— Start of Material provided —

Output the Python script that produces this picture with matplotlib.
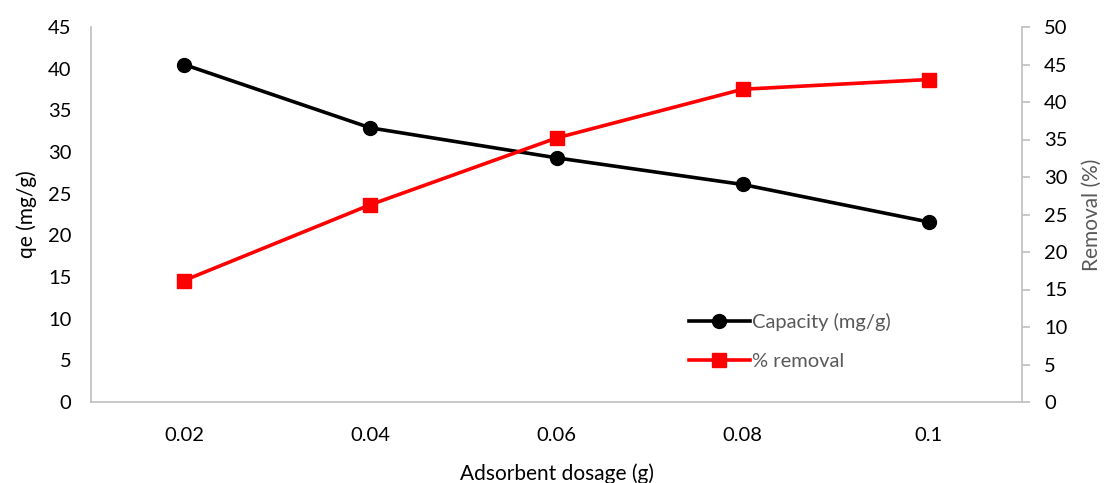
import numpy as np
import matplotlib.pyplot as plt

plt.rcParams['font.family'] = ['Lato', 'DejaVu Sans']

dosage = ["0.02", "0.04", "0.06", "0.08", "0.1"]
capacity = [40.5, 32.9, 29.3, 26.1, 21.6]
removal = [16.2, 26.3, 35.2, 41.7, 43.0]

grey = '#BFBFBF'
txt = '#595959'

fig = plt.figure(figsize=(11.07, 4.83), dpi=100)
ax = fig.add_axes([91/1107, 81/483, 931/1107, 375/483])
ax2 = ax.twinx()

x = np.arange(len(dosage))
l1, = ax.plot(x, capacity, color='black', lw=2.6, marker='o', ms=10, label='Capacity (mg/g)', zorder=3)
l2, = ax2.plot(x, removal, color='#FF0000', lw=2.6, marker='s', ms=10, label='% removal', zorder=3)

ax.set_xlim(-0.5, 4.5)
ax.set_ylim(0, 45)
ax.set_yticks(np.arange(0, 46, 5))
ax2.set_ylim(0, 50)
ax2.set_yticks(np.arange(0, 51, 5))
ax.set_xticks(x)
ax.set_xticklabels(dosage)

for a in (ax, ax2):
    for s in a.spines.values():
        s.set_visible(False)
ax.spines['left'].set_visible(True)
ax.spines['left'].set_color(grey)
ax.spines['bottom'].set_visible(True)
ax.spines['bottom'].set_color(grey)
ax2.spines['right'].set_visible(True)
ax2.spines['right'].set_color(grey)
ax.spines['left'].set_linewidth(1.2)
ax.spines['bottom'].set_linewidth(1.2)
ax2.spines['right'].set_linewidth(1.2)

ax.tick_params(axis='y', length=0, labelsize=14.5, pad=14, colors='black')
ax.tick_params(axis='x', length=0, labelsize=14.5, pad=18)
ax2.tick_params(axis='y', length=6, width=1.2, color=grey, labelsize=14.5, pad=10, labelcolor='black')

ax.set_ylabel('qe (mg/g)', fontsize=15, labelpad=8)
ax.set_xlabel('Adsorbent dosage (g)', fontsize=15, labelpad=14)
ax2.set_ylabel('Removal (%)', fontsize=15, color=txt, labelpad=10)

leg = ax.legend(handles=[l1, l2], loc='upper left', bbox_to_anchor=(671/1107, 1 - 295/483),
                bbox_transform=fig.transFigure, frameon=False, fontsize=14.5,
                handlelength=3.0, handletextpad=0.1, labelspacing=1.1)
for t in leg.get_texts():
    t.set_color(txt)

fig.savefig('out.png', dpi=100)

— End of Material provided —

(Task requirements): Count each line of the data where the word "matplotlib" appears, then reply with the total only.

(Solved problem): 2